* begin *
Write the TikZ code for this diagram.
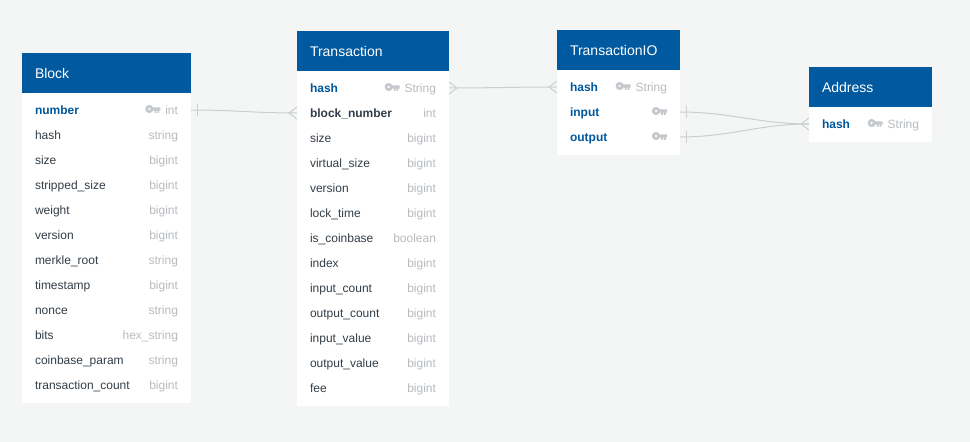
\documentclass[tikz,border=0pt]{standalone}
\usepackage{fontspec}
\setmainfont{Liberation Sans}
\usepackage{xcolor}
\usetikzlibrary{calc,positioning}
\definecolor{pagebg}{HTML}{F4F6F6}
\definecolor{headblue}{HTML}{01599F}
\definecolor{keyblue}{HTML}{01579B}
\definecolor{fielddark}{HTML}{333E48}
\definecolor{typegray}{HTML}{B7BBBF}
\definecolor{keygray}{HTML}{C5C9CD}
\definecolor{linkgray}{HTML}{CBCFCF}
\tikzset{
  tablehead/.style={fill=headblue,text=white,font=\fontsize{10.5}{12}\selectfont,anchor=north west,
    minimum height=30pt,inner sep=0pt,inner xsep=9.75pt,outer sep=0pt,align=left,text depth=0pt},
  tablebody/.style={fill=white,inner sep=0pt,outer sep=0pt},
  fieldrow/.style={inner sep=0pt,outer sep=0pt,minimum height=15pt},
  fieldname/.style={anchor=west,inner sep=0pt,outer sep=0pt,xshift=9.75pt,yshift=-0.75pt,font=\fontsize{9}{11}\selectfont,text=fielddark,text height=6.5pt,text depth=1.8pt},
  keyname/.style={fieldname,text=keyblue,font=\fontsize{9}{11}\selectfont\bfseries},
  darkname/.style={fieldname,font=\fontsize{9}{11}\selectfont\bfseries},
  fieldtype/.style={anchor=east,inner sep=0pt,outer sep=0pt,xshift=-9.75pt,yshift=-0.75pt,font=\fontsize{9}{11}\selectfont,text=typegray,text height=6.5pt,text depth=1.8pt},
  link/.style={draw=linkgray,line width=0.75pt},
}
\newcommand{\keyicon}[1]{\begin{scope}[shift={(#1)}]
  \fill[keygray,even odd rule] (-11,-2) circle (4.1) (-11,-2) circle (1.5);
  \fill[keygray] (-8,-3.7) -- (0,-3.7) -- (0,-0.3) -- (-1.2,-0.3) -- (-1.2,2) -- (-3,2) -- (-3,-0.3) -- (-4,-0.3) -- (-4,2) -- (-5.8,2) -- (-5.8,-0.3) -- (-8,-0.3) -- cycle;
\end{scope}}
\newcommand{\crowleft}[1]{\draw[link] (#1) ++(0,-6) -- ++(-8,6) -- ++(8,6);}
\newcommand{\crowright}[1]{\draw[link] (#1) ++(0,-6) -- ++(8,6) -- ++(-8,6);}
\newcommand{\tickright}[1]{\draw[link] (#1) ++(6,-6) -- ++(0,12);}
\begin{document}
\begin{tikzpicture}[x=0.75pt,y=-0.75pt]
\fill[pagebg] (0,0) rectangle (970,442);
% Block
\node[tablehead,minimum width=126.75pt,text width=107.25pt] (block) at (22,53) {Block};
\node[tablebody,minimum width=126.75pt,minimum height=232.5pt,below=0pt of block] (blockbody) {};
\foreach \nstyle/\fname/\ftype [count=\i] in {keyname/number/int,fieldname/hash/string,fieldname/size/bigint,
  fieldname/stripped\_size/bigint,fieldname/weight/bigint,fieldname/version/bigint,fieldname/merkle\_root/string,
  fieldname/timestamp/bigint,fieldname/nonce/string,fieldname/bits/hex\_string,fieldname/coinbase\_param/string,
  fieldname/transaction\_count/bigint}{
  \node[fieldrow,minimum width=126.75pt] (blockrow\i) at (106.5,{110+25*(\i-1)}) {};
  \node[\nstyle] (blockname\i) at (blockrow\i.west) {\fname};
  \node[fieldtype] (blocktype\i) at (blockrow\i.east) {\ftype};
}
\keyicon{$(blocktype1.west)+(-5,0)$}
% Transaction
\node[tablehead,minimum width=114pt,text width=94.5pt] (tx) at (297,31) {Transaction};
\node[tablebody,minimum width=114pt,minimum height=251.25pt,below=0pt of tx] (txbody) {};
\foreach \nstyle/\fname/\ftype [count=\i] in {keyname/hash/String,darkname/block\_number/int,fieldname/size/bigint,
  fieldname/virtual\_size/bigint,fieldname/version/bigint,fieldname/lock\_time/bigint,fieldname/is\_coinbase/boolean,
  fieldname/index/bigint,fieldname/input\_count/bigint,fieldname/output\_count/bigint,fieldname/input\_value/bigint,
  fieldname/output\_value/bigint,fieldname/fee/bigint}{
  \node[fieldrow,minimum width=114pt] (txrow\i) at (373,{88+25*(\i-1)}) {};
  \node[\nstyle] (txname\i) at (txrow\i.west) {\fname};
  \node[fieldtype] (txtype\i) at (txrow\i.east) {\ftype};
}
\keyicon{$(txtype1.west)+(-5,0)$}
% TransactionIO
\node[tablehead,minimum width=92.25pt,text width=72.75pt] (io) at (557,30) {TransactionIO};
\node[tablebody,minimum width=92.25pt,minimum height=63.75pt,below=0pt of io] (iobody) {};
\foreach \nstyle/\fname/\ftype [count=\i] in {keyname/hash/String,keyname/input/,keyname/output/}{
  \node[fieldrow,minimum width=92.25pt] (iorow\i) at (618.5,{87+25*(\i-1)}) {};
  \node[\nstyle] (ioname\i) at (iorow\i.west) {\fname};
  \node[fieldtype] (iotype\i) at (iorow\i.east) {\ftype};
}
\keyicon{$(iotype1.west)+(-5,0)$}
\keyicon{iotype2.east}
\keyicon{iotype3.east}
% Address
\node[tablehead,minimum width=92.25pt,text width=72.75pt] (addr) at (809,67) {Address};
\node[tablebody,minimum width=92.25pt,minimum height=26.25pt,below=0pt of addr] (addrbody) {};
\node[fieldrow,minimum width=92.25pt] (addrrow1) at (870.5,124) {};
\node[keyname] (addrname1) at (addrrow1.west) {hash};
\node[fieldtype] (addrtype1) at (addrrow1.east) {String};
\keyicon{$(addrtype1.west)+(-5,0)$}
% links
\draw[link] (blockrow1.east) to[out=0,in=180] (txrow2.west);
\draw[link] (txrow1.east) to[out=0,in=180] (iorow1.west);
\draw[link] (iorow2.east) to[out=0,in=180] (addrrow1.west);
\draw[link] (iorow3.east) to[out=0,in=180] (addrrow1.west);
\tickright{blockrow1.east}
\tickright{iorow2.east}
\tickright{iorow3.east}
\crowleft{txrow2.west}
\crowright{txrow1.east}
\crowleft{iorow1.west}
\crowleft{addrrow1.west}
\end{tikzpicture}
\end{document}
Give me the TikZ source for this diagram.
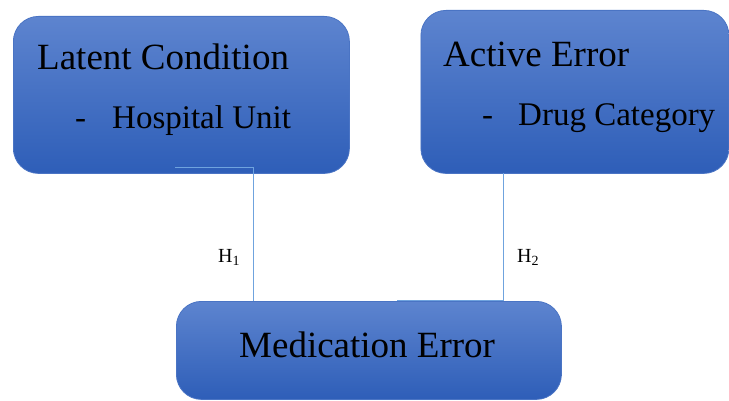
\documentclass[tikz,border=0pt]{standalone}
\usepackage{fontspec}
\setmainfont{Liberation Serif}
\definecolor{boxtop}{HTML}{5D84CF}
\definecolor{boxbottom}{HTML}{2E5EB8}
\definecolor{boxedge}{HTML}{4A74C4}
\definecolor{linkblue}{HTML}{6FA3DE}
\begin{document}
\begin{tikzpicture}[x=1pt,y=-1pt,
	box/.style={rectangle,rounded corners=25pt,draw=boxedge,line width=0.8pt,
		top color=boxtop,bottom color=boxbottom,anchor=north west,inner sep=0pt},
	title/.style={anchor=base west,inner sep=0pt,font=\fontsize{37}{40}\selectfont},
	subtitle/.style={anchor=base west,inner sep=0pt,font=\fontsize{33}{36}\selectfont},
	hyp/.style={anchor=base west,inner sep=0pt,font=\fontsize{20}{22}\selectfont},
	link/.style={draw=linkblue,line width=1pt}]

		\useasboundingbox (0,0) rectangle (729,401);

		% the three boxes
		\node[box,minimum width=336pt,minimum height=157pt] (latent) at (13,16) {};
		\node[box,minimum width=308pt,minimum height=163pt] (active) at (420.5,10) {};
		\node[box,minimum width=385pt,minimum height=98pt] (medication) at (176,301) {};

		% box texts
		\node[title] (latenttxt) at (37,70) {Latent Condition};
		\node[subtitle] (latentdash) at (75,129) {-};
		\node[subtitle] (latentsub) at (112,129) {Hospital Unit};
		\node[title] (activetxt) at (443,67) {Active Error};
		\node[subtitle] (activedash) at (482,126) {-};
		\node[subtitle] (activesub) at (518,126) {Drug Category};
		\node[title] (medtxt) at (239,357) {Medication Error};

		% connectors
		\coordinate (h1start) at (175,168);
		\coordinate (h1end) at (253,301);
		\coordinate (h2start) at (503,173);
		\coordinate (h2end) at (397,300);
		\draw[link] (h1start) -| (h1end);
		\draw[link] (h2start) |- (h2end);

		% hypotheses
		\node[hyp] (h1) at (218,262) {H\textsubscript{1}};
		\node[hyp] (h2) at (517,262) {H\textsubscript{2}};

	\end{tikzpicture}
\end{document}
* end *
Show the lines of the material that contain the word "diagram".

# [EXERCISE SOLUTION]
Write the TikZ code for this diagram.
Give me the TikZ source for this diagram.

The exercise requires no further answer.